## Given task
Will you output all of the data below exactly, omitting the images?

## Material provided
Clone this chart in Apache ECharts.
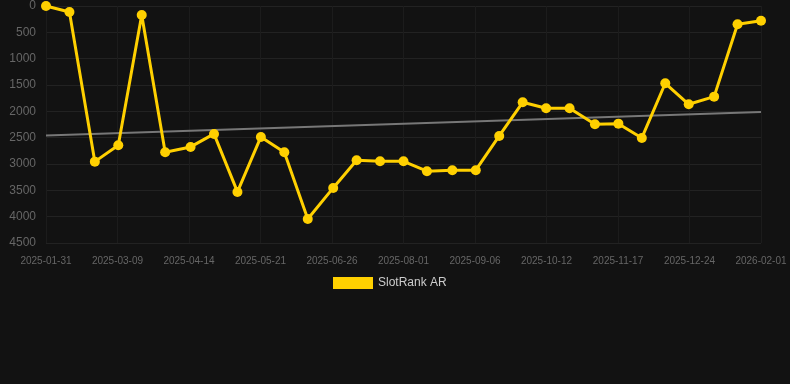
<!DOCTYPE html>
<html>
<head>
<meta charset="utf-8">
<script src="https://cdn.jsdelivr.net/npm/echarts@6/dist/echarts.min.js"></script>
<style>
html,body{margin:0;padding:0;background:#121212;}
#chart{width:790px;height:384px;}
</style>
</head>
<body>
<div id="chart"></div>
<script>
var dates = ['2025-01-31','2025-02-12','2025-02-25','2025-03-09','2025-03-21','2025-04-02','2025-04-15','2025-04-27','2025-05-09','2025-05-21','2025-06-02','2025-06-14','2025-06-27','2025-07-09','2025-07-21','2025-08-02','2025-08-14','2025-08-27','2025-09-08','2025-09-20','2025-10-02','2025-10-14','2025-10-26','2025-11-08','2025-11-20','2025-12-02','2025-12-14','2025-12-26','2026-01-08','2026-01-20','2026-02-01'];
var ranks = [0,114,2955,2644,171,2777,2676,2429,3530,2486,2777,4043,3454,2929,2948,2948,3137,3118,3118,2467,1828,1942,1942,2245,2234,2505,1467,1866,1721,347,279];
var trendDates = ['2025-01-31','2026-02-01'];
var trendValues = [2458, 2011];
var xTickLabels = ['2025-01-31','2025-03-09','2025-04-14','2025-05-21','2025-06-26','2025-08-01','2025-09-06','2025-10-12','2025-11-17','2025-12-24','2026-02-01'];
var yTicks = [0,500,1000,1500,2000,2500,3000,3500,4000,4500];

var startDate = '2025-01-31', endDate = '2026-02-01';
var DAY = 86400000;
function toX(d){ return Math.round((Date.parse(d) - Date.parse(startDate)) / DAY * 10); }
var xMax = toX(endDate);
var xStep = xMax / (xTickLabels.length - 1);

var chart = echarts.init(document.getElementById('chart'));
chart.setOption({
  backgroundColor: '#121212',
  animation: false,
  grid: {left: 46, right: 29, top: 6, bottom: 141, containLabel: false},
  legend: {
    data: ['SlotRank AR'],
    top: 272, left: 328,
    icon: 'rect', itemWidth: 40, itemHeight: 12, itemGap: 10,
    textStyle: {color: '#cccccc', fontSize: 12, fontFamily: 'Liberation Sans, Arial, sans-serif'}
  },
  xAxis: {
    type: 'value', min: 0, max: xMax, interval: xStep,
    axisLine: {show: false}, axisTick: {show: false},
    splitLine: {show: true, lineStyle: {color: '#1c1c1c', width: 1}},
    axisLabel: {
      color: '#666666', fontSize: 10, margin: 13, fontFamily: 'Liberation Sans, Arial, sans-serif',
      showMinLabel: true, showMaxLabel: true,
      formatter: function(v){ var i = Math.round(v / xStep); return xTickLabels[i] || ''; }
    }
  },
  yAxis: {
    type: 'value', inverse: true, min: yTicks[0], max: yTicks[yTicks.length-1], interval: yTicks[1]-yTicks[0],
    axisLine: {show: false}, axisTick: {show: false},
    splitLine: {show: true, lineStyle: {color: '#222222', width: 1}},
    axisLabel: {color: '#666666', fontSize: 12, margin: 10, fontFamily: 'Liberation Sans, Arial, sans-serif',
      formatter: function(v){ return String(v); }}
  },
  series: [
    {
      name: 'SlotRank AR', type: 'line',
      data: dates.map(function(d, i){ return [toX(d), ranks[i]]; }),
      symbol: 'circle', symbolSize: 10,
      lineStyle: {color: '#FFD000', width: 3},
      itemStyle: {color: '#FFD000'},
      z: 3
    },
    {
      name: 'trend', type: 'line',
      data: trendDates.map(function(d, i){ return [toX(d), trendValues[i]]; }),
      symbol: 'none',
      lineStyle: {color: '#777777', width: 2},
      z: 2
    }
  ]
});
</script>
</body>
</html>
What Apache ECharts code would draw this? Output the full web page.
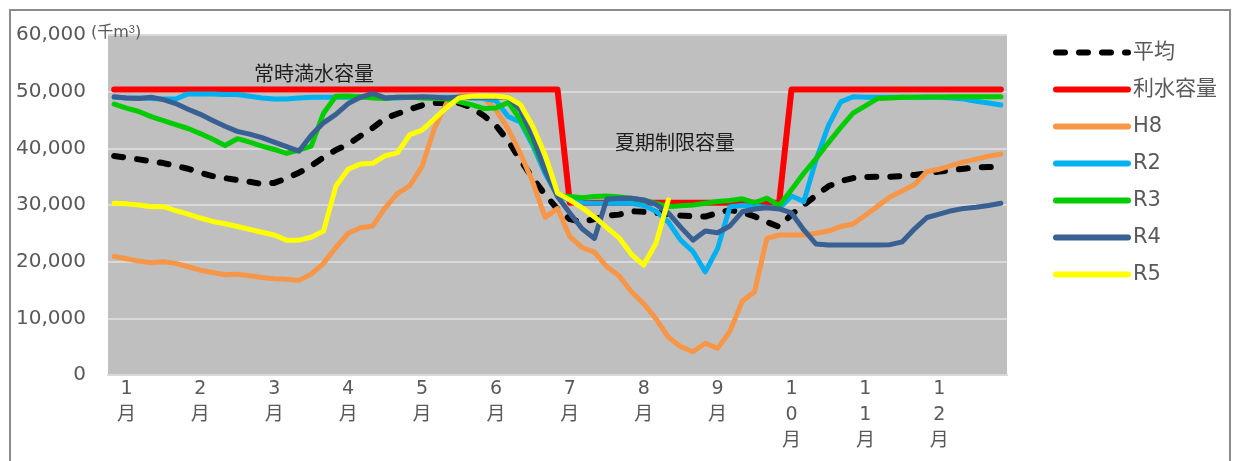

## The solution
Clone this chart in Apache ECharts.
<!DOCTYPE html>
<html>
<head>
<meta charset="utf-8">
<script src="https://cdn.jsdelivr.net/npm/echarts@6/dist/echarts.min.js"></script>
<style>
html,body{margin:0;padding:0;background:#121212;}
#chart{width:790px;height:384px;}
</style>
</head>
<body>
<div id="chart"></div>
<script>
var dates = ['2025-01-31','2025-02-12','2025-02-25','2025-03-09','2025-03-21','2025-04-02','2025-04-15','2025-04-27','2025-05-09','2025-05-21','2025-06-02','2025-06-14','2025-06-27','2025-07-09','2025-07-21','2025-08-02','2025-08-14','2025-08-27','2025-09-08','2025-09-20','2025-10-02','2025-10-14','2025-10-26','2025-11-08','2025-11-20','2025-12-02','2025-12-14','2025-12-26','2026-01-08','2026-01-20','2026-02-01'];
var ranks = [0,114,2955,2644,171,2777,2676,2429,3530,2486,2777,4043,3454,2929,2948,2948,3137,3118,3118,2467,1828,1942,1942,2245,2234,2505,1467,1866,1721,347,279];
var trendDates = ['2025-01-31','2026-02-01'];
var trendValues = [2458, 2011];
var xTickLabels = ['2025-01-31','2025-03-09','2025-04-14','2025-05-21','2025-06-26','2025-08-01','2025-09-06','2025-10-12','2025-11-17','2025-12-24','2026-02-01'];
var yTicks = [0,500,1000,1500,2000,2500,3000,3500,4000,4500];

var startDate = '2025-01-31', endDate = '2026-02-01';
var DAY = 86400000;
function toX(d){ return Math.round((Date.parse(d) - Date.parse(startDate)) / DAY * 10); }
var xMax = toX(endDate);
var xStep = xMax / (xTickLabels.length - 1);

var chart = echarts.init(document.getElementById('chart'));
chart.setOption({
  backgroundColor: '#121212',
  animation: false,
  grid: {left: 46, right: 29, top: 6, bottom: 141, containLabel: false},
  legend: {
    data: ['SlotRank AR'],
    top: 272, left: 328,
    icon: 'rect', itemWidth: 40, itemHeight: 12, itemGap: 10,
    textStyle: {color: '#cccccc', fontSize: 12, fontFamily: 'Liberation Sans, Arial, sans-serif'}
  },
  xAxis: {
    type: 'value', min: 0, max: xMax, interval: xStep,
    axisLine: {show: false}, axisTick: {show: false},
    splitLine: {show: true, lineStyle: {color: '#1c1c1c', width: 1}},
    axisLabel: {
      color: '#666666', fontSize: 10, margin: 13, fontFamily: 'Liberation Sans, Arial, sans-serif',
      showMinLabel: true, showMaxLabel: true,
      formatter: function(v){ var i = Math.round(v / xStep); return xTickLabels[i] || ''; }
    }
  },
  yAxis: {
    type: 'value', inverse: true, min: yTicks[0], max: yTicks[yTicks.length-1], interval: yTicks[1]-yTicks[0],
    axisLine: {show: false}, axisTick: {show: false},
    splitLine: {show: true, lineStyle: {color: '#222222', width: 1}},
    axisLabel: {color: '#666666', fontSize: 12, margin: 10, fontFamily: 'Liberation Sans, Arial, sans-serif',
      formatter: function(v){ return String(v); }}
  },
  series: [
    {
      name: 'SlotRank AR', type: 'line',
      data: dates.map(function(d, i){ return [toX(d), ranks[i]]; }),
      symbol: 'circle', symbolSize: 10,
      lineStyle: {color: '#FFD000', width: 3},
      itemStyle: {color: '#FFD000'},
      z: 3
    },
    {
      name: 'trend', type: 'line',
      data: trendDates.map(function(d, i){ return [toX(d), trendValues[i]]; }),
      symbol: 'none',
      lineStyle: {color: '#777777', width: 2},
      z: 2
    }
  ]
});
</script>
</body>
</html>
What Apache ECharts code would draw this? Output the full web page.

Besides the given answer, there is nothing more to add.